Over on Makalu, the Alpenglow Expeditions climb and ski squad has officially pulled the plug on their attempt on the mountain. The talented group of athletes had hoped to become the first to make a full ski descent of the mountain, but unstable conditions high on the slopes prevented them from topping out last week. Now, they’re all off the mountain safely and preparing to head home.
The team did have one very scary moment while on their summit push. While up above 8000 meters (26,246 ft) one of their guides – Mingma Chhiring Sherpa – was caught in an avalanche and fell quite a distance. Luckily he didn’t suffer any major injuries and was ultimately okay, but that was the fifth avalanche the team encountered, which convinced them it was time to go home.
Over on Everest there hasn’t been much word from Japanese climber Nobukazu Kuriki over the past few days, although his website has been updated with the word that he reached Camp 3 on Saturday, and spent the day there yesterday while acclimatizing. That means he should move up to C4 today, which would put him in position to potentially summit tomorrow or Wednesday depending on conditions. His last proposed plan indicated that he might try to break trail above Camp 4, than return to that point for a rest, before setting off for the summit. Either way, we should know the result of his efforts within the next few days.

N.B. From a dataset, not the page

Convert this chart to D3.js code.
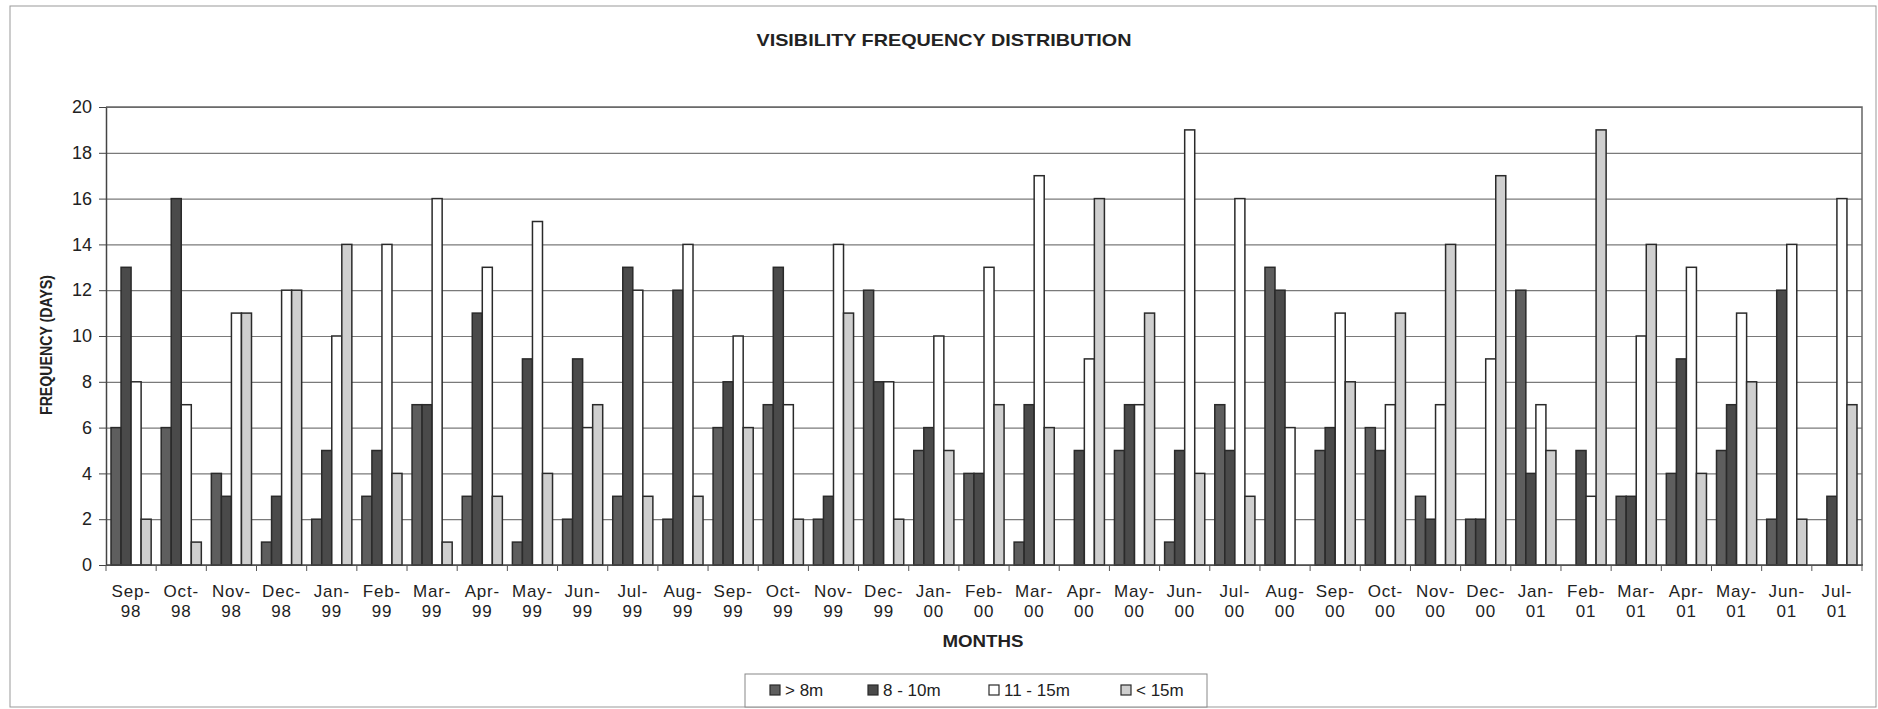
<!DOCTYPE html>
<html>
<head>
<meta charset="utf-8">
<script src="https://cdn.jsdelivr.net/npm/d3@7"></script>
<style>
	body { margin: 0; background: #fff; }
	svg text { font-family: "Liberation Sans", Arial, sans-serif; fill: #222; }
</style>
</head>
<body>
<div id="chart"></div>
<script>

// ---------------------------------------------------------------- donnees
const months = ["Sep-98","Oct-98","Nov-98","Dec-98","Jan-99","Feb-99","Mar-99","Apr-99","May-99","Jun-99",
	"Jul-99","Aug-99","Sep-99","Oct-99","Nov-99","Dec-99","Jan-00","Feb-00","Mar-00","Apr-00",
	"May-00","Jun-00","Jul-00","Aug-00","Sep-00","Oct-00","Nov-00","Dec-00","Jan-01","Feb-01",
	"Mar-01","Apr-01","May-01","Jun-01","Jul-01"];

const seriesNames = ["> 8m", "8 - 10m", "11 - 15m", "< 15m"];

const over8 =    [6,6,4,1,2,3,7,3,1,2, 3,2,6,7,2,12,5,4,1,0, 5,1,7,13,5,6,3,2,12,0, 3,4,5,2,0];
const from8to10 = [13,16,3,3,5,5,7,11,9,9, 13,12,8,13,3,8,6,4,7,5, 7,5,5,12,6,5,2,2,4,5, 3,9,7,12,3];
const from11to15 = [8,7,11,12,10,14,16,13,15,6, 12,14,10,7,14,8,10,13,17,9, 7,19,16,6,11,7,7,9,7,3, 10,13,11,14,16];
const under15 =  [2,1,11,12,14,4,1,3,4,7, 3,3,6,2,11,2,5,7,6,16, 11,4,3,0,8,11,14,17,5,19, 14,4,8,2,7];

const yTicks = [0,2,4,6,8,10,12,14,16,18,20];

const series = [over8, from8to10, from11to15, under15];
const colors = ["#5e5e5e", "#4a4a4a", "#ffffff", "#cfcfcf"];

// ---------------------------------------------------------------- dimensions
const W = 1878, H = 709;
const plot = { left: 106, right: 1862, top: 107, bottom: 565 };

const svg = d3.select("#chart").append("svg")
	.attr("width", W)
	.attr("height", H);

// cadre exterieur
svg.append("rect")
	.attr("x", 10).attr("y", 6)
	.attr("width", 1866).attr("height", 701)
	.attr("fill", "none")
	.attr("stroke", "#999")
	.attr("stroke-width", 1);

const x = d3.scaleBand()
	.domain(months)
	.range([plot.left, plot.right])
	.paddingInner(0.2)
	.paddingOuter(0.1);

const xs = d3.scaleBand()
	.domain(d3.range(series.length))
	.range([0, x.bandwidth()]);

const y = d3.scaleLinear()
	.domain([0, 20])
	.range([plot.bottom, plot.top]);

// grille
svg.append("g")
	.attr("transform", "translate(" + plot.left + ",0)")
	.call(d3.axisLeft(y).tickValues(yTicks).tickSize(-(plot.right - plot.left)).tickFormat(""))
	.call(g => g.select(".domain").remove())
	.call(g => g.selectAll("line").attr("stroke", "#7a7a7a").attr("stroke-width", 1.2));

// cadre du graphe (haut + droite)
svg.append("path")
	.attr("d", "M" + plot.left + "," + plot.top + "H" + plot.right + "V" + plot.bottom)
	.attr("fill", "none")
	.attr("stroke", "#666")
	.attr("stroke-width", 1.5);

// axe Y
svg.append("g")
	.attr("transform", "translate(" + plot.left + ",0)")
	.call(d3.axisLeft(y).tickValues(yTicks).tickSize(7).tickPadding(7).tickSizeOuter(0))
	.call(g => g.select(".domain").attr("stroke", "#444").attr("stroke-width", 1.5))
	.call(g => g.selectAll("line").attr("stroke", "#444"))
	.call(g => g.selectAll("text").style("font-size", "18px").attr("fill", "#222"));

// barres
const groups = svg.append("g").selectAll("g")
	.data(months)
	.join("g")
	.attr("transform", d => "translate(" + x(d) + ",0)");

groups.selectAll("rect")
	.data((m, i) => series.map((s, k) => ({ k: k, v: s[i] })))
	.join("rect")
	.filter(d => d.v > 0)
	.attr("x", d => xs(d.k))
	.attr("y", d => y(d.v))
	.attr("width", xs.bandwidth())
	.attr("height", d => y(0) - y(d.v))
	.attr("fill", d => colors[d.k])
	.attr("stroke", "#2a2a2a")
	.attr("stroke-width", 1.5);

// axe X
const xAxis = svg.append("g")
	.attr("transform", "translate(0," + plot.bottom + ")");

xAxis.append("line")
	.attr("x1", plot.left).attr("x2", plot.right + 1)
	.attr("stroke", "#444").attr("stroke-width", 1.5);

xAxis.selectAll(".sep")
	.data(d3.range(months.length + 1))
	.join("line")
	.attr("class", "sep")
	.attr("x1", i => plot.left + i * x.step())
	.attr("x2", i => plot.left + i * x.step())
	.attr("y1", 0).attr("y2", 6)
	.attr("stroke", "#555");

const labels = xAxis.selectAll(".lab")
	.data(months)
	.join("text")
	.attr("class", "lab")
	.attr("text-anchor", "middle")
	.attr("transform", d => "translate(" + (x(d) + x.bandwidth() / 2) + ",0)")
	.style("font-size", "17px")
	.style("letter-spacing", "0.8px");

labels.append("tspan").attr("x", 0).attr("y", 32).text(d => d.split("-")[0] + "-");
labels.append("tspan").attr("x", 0).attr("y", 52).text(d => d.split("-")[1]);

// titres
svg.append("text")
	.attr("x", 944).attr("y", 46)
	.attr("text-anchor", "middle")
	.attr("textLength", 375)
	.attr("lengthAdjust", "spacingAndGlyphs")
	.style("font-size", "17px")
	.style("font-weight", "bold")
	.text("VISIBILITY FREQUENCY DISTRIBUTION");

svg.append("text")
	.attr("transform", "translate(52,345) rotate(-90)")
	.attr("text-anchor", "middle")
	.attr("textLength", 140)
	.attr("lengthAdjust", "spacingAndGlyphs")
	.style("font-size", "16px")
	.style("font-weight", "bold")
	.text("FREQUENCY (DAYS)");

svg.append("text")
	.attr("x", 983).attr("y", 647)
	.attr("text-anchor", "middle")
	.attr("textLength", 81)
	.attr("lengthAdjust", "spacingAndGlyphs")
	.style("font-size", "17px")
	.style("font-weight", "bold")
	.text("MONTHS");

// legende
const legend = svg.append("g");

legend.append("rect")
	.attr("x", 745).attr("y", 674)
	.attr("width", 462).attr("height", 33)
	.attr("fill", "#fff")
	.attr("stroke", "#888");

const legendX = [770, 868, 989, 1121];

const items = legend.selectAll(".item")
	.data(seriesNames)
	.join("g")
	.attr("class", "item")
	.attr("transform", (d, i) => "translate(" + legendX[i] + ",690)");

items.append("rect")
	.attr("x", 0).attr("y", -5)
	.attr("width", 10).attr("height", 10)
	.attr("fill", (d, i) => colors[i])
	.attr("stroke", "#2a2a2a")
	.attr("stroke-width", 1.2);

items.append("text")
	.attr("x", 15).attr("y", 6)
	.style("font-size", "17px")
	.text(d => d);

</script>
</body>
</html>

Finally, Ueli Steck is fully acclimatized and ready to climb on Nuptse, but unfortunately his climbing partner Colin Haley is having a more difficult time of it. Haley apparently got sick, so he made the decision to descend down to Deboche in the Khumbu Valley. Hopefully this will allow him to rest and regain his strength before heading back to Nuptse Base Camp so that the expedition can truly get underway.
That’s it for now. I’ll keep an eye on Everest over the next few days. Hopefully we’ll have good news there soon.